Как уже было сказано, "Медгерменевтика" представляет co6ой надстраиваемые "над" этой стилевой и "репрезентативно-артистической" ситуацией "лабораторные небеса" вторичного исследовательского интереса. Этот интерес предполагает отказ от полной конвертируемости дискурса, от его "предъявленности с начала и до конца". Дискурс актуализируется только в своих определенных "репрезентативных" фрагментах и с исключительно исследовательскими целями: наблюдение за коммуникациями актуализируемых идеологем с полем артификаций (конкретная продукция Номы).
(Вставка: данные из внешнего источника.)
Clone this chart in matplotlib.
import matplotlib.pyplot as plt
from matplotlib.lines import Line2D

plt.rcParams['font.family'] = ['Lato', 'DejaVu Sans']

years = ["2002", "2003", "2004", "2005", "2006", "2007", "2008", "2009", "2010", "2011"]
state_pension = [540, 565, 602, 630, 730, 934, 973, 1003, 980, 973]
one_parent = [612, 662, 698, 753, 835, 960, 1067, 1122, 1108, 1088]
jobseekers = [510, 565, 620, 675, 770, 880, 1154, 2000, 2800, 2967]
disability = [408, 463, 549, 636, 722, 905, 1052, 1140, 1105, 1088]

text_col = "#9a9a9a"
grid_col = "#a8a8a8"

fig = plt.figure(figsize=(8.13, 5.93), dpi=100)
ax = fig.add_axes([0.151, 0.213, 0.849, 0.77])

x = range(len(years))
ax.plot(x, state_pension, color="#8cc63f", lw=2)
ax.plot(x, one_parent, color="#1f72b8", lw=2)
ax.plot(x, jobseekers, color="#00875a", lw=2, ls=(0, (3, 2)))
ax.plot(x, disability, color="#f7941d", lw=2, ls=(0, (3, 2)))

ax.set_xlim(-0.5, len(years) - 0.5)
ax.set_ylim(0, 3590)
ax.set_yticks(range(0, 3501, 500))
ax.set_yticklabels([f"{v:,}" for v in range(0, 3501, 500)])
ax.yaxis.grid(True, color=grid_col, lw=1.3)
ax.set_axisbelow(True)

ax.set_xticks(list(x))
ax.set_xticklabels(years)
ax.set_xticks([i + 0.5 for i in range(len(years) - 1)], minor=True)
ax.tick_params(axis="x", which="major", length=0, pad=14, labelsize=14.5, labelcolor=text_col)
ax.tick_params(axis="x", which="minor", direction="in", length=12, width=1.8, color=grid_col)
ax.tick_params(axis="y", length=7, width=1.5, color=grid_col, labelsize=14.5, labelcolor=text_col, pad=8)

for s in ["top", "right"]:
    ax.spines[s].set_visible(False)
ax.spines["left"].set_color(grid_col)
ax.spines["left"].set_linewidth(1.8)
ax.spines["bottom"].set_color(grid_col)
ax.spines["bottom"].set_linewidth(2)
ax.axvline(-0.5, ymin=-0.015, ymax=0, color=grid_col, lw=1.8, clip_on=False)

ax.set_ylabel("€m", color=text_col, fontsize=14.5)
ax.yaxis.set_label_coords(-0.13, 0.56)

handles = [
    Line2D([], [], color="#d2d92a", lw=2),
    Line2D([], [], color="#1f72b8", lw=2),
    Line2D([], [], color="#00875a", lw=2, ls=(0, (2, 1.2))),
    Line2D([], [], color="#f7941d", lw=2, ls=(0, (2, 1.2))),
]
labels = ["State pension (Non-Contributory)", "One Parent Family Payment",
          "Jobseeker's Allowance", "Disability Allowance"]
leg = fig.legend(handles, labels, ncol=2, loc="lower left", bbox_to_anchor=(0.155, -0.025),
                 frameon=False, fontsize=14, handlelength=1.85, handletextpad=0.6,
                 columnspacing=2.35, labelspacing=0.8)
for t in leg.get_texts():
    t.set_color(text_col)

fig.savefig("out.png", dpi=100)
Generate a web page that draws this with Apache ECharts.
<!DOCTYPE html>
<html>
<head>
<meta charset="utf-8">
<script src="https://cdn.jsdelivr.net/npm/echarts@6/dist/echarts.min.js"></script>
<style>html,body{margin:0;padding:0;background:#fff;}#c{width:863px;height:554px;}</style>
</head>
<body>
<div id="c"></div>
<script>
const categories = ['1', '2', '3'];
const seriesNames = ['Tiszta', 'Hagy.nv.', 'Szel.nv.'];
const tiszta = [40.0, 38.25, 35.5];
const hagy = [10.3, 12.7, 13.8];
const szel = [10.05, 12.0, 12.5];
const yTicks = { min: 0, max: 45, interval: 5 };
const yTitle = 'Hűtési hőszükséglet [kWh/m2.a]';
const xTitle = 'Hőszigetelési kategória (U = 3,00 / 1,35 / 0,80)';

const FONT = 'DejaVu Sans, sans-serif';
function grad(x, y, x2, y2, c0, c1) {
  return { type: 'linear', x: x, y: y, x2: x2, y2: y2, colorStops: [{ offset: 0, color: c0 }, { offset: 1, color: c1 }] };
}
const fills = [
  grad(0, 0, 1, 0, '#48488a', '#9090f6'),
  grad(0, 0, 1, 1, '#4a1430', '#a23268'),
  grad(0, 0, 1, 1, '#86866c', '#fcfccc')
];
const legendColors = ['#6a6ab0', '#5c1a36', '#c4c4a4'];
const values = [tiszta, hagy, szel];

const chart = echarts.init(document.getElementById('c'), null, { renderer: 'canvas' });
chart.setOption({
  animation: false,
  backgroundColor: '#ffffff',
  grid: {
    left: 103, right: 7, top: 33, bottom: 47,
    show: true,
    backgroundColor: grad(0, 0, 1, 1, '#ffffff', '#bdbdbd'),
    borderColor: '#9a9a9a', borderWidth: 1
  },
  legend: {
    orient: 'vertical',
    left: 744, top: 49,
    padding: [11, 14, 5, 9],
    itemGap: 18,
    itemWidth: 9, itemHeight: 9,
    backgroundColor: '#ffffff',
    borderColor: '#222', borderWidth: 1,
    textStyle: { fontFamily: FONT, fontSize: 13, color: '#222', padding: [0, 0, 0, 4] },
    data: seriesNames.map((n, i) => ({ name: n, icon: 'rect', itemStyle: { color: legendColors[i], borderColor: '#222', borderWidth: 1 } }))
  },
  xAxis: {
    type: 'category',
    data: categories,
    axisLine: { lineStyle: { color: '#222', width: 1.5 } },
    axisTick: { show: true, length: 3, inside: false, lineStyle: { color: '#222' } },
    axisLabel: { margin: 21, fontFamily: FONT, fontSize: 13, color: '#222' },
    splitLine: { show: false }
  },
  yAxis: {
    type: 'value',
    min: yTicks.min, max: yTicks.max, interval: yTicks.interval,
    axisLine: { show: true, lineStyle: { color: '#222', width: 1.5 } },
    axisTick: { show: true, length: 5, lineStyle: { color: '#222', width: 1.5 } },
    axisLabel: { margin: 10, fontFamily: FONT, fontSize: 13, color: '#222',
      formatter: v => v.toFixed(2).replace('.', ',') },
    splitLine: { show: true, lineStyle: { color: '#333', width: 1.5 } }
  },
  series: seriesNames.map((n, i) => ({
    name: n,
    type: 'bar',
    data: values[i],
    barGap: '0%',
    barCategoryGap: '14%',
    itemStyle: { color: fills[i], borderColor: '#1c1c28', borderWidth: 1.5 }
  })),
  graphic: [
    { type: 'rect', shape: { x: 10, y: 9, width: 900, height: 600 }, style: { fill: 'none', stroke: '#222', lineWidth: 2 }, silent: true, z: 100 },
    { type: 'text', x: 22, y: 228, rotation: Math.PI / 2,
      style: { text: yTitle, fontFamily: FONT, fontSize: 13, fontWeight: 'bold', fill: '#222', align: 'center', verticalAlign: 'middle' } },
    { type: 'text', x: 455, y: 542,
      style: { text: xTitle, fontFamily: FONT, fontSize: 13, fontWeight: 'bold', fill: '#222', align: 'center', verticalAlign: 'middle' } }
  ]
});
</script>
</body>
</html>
Другие исследовательские цели влекут за собой привлечение напротив совершенно неконвертируемых или только отчасти конвертируемых форм дискурса: дискурс конституируется через его распад. "Лабораторные небеса" свободно переходят в почти непроходимые, почти недоступные для репрезентации "поля блаженных" √ дискурс, по мере своего распадания, проходит массами психопатического и психоделического бреда, теоретической графомании, бессвязных или полубессвязных онейроидных текстов. Однако именно прохождение этих наиболее "вязких" и "гнилых" мест текстообразования, дает нам возможности кристаллизации тех методологий, которые отличаются "повышенной прочностью" и обладание которыми позволяет нам продолжать наше "путешествие", имеющее для нас как исследовательский, так и чисто эстетический интерес.


1. Эти повторения даются здесь в качестве некоей "юмористической" иллюстрации, карикатуры - эти карикатуры-иллюстрации подчас очень странно смотрятся в старых журналах, когда смысл утерян и никакого смеха эти "забавные" изображения уже не вызывают.